▸ Job: Would you print the material exactly, starting at its first line and ending at the line holding "import * as"?

----------

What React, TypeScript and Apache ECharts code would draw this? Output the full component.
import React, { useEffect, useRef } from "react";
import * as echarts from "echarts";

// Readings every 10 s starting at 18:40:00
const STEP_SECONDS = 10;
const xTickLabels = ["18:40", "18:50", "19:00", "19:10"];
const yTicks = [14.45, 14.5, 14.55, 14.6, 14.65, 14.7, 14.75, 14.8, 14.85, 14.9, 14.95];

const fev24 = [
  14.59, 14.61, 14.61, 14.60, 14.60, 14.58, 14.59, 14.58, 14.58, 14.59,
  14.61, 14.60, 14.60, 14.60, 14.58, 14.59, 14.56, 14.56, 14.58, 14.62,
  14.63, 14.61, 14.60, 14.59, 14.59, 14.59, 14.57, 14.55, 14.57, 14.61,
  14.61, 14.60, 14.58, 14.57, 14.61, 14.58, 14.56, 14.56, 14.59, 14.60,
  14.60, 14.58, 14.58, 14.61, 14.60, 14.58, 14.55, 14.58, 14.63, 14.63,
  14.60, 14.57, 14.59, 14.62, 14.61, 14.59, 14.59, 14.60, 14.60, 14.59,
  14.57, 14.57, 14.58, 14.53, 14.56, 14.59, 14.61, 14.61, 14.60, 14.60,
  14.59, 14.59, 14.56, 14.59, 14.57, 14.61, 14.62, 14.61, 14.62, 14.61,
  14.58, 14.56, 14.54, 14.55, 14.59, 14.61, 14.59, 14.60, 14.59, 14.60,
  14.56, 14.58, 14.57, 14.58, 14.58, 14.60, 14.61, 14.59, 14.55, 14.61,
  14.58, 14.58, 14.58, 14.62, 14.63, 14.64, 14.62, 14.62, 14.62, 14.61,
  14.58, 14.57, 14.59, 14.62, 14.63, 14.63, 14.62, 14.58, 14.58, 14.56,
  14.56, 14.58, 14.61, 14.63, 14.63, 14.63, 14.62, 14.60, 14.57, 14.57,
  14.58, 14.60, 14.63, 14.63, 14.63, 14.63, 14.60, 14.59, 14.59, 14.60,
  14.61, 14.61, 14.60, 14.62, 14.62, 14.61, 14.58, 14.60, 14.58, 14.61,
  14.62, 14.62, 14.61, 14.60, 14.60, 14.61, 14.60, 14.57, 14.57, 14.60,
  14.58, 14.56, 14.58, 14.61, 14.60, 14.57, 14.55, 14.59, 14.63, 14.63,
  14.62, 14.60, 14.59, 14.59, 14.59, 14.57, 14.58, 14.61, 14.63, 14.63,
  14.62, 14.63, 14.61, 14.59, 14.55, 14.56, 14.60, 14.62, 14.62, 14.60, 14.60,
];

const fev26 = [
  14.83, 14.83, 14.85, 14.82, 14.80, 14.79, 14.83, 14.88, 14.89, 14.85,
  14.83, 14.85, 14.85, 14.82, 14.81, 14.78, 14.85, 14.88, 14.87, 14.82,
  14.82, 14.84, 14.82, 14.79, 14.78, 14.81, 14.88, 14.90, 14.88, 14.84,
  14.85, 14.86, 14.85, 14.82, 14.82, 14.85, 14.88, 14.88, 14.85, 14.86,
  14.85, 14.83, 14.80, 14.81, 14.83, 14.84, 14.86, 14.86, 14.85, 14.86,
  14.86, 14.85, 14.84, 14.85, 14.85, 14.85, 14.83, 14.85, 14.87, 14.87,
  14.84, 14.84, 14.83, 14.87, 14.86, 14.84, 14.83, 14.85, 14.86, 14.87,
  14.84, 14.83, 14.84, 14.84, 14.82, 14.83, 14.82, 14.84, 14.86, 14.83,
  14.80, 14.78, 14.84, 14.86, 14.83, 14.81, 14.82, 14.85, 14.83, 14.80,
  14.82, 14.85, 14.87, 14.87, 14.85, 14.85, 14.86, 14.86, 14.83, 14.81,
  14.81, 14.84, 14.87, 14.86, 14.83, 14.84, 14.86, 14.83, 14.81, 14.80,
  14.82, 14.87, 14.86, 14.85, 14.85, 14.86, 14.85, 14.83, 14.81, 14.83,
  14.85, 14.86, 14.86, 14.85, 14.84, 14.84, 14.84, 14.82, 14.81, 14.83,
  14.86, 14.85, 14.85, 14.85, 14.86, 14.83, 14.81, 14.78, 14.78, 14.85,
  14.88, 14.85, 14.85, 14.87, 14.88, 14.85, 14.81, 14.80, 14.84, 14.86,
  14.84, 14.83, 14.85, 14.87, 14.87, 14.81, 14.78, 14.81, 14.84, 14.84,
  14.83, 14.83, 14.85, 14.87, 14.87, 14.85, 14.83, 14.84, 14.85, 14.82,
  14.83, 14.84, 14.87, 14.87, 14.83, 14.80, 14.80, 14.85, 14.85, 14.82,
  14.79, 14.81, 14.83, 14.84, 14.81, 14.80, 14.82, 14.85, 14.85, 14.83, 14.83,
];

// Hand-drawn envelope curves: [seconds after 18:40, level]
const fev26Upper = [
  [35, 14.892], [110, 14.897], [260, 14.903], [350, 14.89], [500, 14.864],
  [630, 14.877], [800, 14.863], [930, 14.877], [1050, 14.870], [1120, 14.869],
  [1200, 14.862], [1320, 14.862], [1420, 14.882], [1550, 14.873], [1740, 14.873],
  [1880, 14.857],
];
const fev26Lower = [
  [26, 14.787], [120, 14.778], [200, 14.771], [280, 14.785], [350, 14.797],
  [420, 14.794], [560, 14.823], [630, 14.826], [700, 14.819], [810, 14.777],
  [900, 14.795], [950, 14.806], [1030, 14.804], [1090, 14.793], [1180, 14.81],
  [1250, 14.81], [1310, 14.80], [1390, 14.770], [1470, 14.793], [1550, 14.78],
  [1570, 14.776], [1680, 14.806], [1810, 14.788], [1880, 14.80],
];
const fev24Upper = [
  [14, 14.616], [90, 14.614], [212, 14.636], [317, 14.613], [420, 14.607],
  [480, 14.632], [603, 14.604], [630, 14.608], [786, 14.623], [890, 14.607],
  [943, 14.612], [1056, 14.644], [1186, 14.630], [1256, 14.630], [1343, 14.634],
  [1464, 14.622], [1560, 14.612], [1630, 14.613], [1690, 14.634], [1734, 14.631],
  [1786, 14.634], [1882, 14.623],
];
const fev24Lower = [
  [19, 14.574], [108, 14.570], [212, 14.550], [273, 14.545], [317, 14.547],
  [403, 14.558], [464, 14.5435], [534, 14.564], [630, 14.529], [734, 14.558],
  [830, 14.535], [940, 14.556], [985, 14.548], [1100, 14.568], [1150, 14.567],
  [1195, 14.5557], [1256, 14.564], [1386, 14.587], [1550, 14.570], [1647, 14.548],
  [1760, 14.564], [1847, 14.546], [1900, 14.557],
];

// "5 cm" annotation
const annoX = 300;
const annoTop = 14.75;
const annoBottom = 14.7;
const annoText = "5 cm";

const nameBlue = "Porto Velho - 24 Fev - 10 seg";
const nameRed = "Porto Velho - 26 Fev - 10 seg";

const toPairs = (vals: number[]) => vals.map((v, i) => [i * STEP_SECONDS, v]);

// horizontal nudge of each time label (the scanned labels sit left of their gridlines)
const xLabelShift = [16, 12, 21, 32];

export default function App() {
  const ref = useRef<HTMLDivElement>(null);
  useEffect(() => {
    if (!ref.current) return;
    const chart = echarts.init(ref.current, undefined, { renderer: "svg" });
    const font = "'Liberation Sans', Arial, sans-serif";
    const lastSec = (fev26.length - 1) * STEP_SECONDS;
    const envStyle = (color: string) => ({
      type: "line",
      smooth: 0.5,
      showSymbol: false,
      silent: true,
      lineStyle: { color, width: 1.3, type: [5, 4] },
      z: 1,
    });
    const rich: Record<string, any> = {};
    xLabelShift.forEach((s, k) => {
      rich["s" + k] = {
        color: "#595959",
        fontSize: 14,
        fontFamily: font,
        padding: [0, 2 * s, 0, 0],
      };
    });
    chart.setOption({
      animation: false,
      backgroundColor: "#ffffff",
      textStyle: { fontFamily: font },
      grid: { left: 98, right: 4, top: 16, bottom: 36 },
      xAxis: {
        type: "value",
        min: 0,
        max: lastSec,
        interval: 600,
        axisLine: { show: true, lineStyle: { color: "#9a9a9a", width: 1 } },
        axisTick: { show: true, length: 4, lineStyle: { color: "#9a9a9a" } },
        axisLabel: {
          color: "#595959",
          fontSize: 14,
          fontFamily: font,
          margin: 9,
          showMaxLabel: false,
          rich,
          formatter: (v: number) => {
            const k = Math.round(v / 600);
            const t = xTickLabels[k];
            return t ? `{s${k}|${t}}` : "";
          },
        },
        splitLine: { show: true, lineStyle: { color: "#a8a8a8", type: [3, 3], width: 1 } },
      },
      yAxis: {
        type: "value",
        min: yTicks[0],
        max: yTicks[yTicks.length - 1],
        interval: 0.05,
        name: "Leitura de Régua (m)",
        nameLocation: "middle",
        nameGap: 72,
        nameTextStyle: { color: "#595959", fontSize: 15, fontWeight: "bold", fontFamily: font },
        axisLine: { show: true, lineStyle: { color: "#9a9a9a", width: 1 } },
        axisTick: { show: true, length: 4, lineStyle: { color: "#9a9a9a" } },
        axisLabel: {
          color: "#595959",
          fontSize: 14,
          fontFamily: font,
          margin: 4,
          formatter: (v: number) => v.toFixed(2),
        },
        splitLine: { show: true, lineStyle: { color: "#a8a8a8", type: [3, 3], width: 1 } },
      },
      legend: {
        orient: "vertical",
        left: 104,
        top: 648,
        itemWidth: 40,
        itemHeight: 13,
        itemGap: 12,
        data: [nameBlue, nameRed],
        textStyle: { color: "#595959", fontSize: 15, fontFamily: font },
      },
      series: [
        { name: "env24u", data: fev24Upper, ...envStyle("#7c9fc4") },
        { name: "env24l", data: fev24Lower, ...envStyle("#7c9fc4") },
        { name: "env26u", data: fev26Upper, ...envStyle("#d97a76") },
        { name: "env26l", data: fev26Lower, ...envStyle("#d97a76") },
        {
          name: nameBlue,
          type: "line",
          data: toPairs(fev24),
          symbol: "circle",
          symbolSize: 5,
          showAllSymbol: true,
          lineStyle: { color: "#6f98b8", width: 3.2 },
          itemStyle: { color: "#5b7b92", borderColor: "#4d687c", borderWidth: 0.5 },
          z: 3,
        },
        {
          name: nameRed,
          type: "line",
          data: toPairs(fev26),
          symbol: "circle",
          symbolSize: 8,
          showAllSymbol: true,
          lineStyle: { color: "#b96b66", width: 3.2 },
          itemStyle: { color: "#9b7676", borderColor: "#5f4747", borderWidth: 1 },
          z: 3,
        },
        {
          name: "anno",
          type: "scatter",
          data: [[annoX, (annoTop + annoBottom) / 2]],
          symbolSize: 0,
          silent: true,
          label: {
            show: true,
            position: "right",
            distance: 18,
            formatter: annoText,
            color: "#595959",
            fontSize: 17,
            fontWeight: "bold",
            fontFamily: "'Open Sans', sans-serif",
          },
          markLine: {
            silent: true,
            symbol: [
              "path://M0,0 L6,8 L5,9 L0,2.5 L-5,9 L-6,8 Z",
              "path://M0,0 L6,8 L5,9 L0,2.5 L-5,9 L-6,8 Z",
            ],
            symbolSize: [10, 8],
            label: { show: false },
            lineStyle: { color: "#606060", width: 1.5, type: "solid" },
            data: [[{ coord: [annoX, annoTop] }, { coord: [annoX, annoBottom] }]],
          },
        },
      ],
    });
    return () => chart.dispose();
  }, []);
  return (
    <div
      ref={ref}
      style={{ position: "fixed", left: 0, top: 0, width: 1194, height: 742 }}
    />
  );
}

----------

▸ Full solution:
What React, TypeScript and Apache ECharts code would draw this? Output the full component.
import React, { useEffect, useRef } from "react";
import * as echarts from "echarts";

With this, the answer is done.